> DATA SEGMENT:
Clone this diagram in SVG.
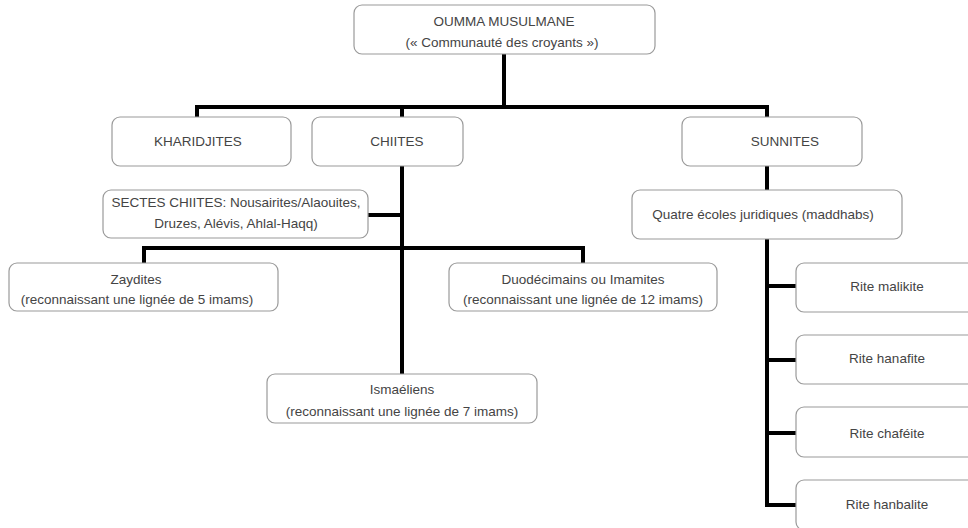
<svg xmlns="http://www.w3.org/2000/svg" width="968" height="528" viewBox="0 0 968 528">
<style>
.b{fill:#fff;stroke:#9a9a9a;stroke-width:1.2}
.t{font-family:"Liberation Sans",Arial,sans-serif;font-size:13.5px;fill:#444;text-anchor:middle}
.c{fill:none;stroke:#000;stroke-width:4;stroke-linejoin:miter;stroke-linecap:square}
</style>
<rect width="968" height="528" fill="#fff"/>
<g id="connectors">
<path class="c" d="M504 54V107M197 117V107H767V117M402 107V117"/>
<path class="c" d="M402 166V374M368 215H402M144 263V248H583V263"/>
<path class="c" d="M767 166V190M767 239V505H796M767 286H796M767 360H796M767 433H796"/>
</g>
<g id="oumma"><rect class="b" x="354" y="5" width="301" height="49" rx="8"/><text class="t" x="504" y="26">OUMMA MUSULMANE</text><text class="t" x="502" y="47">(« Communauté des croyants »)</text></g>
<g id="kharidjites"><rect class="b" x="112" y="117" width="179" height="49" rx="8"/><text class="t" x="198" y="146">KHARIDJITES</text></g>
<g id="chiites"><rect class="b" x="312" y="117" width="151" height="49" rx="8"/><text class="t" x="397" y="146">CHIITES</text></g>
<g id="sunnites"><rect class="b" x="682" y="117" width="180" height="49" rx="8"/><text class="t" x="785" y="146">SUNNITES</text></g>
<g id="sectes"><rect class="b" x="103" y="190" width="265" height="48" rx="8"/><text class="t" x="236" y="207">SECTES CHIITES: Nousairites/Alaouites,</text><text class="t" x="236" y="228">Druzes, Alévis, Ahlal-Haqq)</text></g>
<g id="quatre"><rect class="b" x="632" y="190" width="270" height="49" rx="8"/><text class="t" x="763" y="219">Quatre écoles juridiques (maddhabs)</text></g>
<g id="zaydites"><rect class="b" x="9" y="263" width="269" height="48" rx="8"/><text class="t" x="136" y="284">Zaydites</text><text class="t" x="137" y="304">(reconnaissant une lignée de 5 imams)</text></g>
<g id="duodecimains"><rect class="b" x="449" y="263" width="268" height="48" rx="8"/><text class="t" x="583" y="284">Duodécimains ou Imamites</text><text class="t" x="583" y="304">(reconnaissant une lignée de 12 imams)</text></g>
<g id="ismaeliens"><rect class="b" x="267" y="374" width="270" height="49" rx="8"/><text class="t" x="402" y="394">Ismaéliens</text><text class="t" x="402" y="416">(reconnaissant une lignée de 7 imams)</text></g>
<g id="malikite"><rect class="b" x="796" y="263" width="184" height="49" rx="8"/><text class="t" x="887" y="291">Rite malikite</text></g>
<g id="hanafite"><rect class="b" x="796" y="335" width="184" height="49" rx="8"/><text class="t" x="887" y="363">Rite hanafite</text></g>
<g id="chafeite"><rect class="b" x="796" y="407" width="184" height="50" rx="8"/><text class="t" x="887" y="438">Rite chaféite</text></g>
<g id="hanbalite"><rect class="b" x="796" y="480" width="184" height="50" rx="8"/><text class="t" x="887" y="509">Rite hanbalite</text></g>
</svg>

> WHAT NEEDS TO BE DONE:
Transcribe the material as is, with images omitted.

> TASK OUTPUT:
Clone this diagram in SVG.
<svg xmlns="http://www.w3.org/2000/svg" width="968" height="528" viewBox="0 0 968 528">
<style>
.b{fill:#fff;stroke:#9a9a9a;stroke-width:1.2}
.t{font-family:"Liberation Sans",Arial,sans-serif;font-size:13.5px;fill:#444;text-anchor:middle}
.c{fill:none;stroke:#000;stroke-width:4;stroke-linejoin:miter;stroke-linecap:square}
</style>
<rect width="968" height="528" fill="#fff"/>
<g id="connectors">
<path class="c" d="M504 54V107M197 117V107H767V117M402 107V117"/>
<path class="c" d="M402 166V374M368 215H402M144 263V248H583V263"/>
<path class="c" d="M767 166V190M767 239V505H796M767 286H796M767 360H796M767 433H796"/>
</g>
<g id="oumma"><rect class="b" x="354" y="5" width="301" height="49" rx="8"/><text class="t" x="504" y="26">OUMMA MUSULMANE</text><text class="t" x="502" y="47">(« Communauté des croyants »)</text></g>
<g id="kharidjites"><rect class="b" x="112" y="117" width="179" height="49" rx="8"/><text class="t" x="198" y="146">KHARIDJITES</text></g>
<g id="chiites"><rect class="b" x="312" y="117" width="151" height="49" rx="8"/><text class="t" x="397" y="146">CHIITES</text></g>
<g id="sunnites"><rect class="b" x="682" y="117" width="180" height="49" rx="8"/><text class="t" x="785" y="146">SUNNITES</text></g>
<g id="sectes"><rect class="b" x="103" y="190" width="265" height="48" rx="8"/><text class="t" x="236" y="207">SECTES CHIITES: Nousairites/Alaouites,</text><text class="t" x="236" y="228">Druzes, Alévis, Ahlal-Haqq)</text></g>
<g id="quatre"><rect class="b" x="632" y="190" width="270" height="49" rx="8"/><text class="t" x="763" y="219">Quatre écoles juridiques (maddhabs)</text></g>
<g id="zaydites"><rect class="b" x="9" y="263" width="269" height="48" rx="8"/><text class="t" x="136" y="284">Zaydites</text><text class="t" x="137" y="304">(reconnaissant une lignée de 5 imams)</text></g>
<g id="duodecimains"><rect class="b" x="449" y="263" width="268" height="48" rx="8"/><text class="t" x="583" y="284">Duodécimains ou Imamites</text><text class="t" x="583" y="304">(reconnaissant une lignée de 12 imams)</text></g>
<g id="ismaeliens"><rect class="b" x="267" y="374" width="270" height="49" rx="8"/><text class="t" x="402" y="394">Ismaéliens</text><text class="t" x="402" y="416">(reconnaissant une lignée de 7 imams)</text></g>
<g id="malikite"><rect class="b" x="796" y="263" width="184" height="49" rx="8"/><text class="t" x="887" y="291">Rite malikite</text></g>
<g id="hanafite"><rect class="b" x="796" y="335" width="184" height="49" rx="8"/><text class="t" x="887" y="363">Rite hanafite</text></g>
<g id="chafeite"><rect class="b" x="796" y="407" width="184" height="50" rx="8"/><text class="t" x="887" y="438">Rite chaféite</text></g>
<g id="hanbalite"><rect class="b" x="796" y="480" width="184" height="50" rx="8"/><text class="t" x="887" y="509">Rite hanbalite</text></g>
</svg>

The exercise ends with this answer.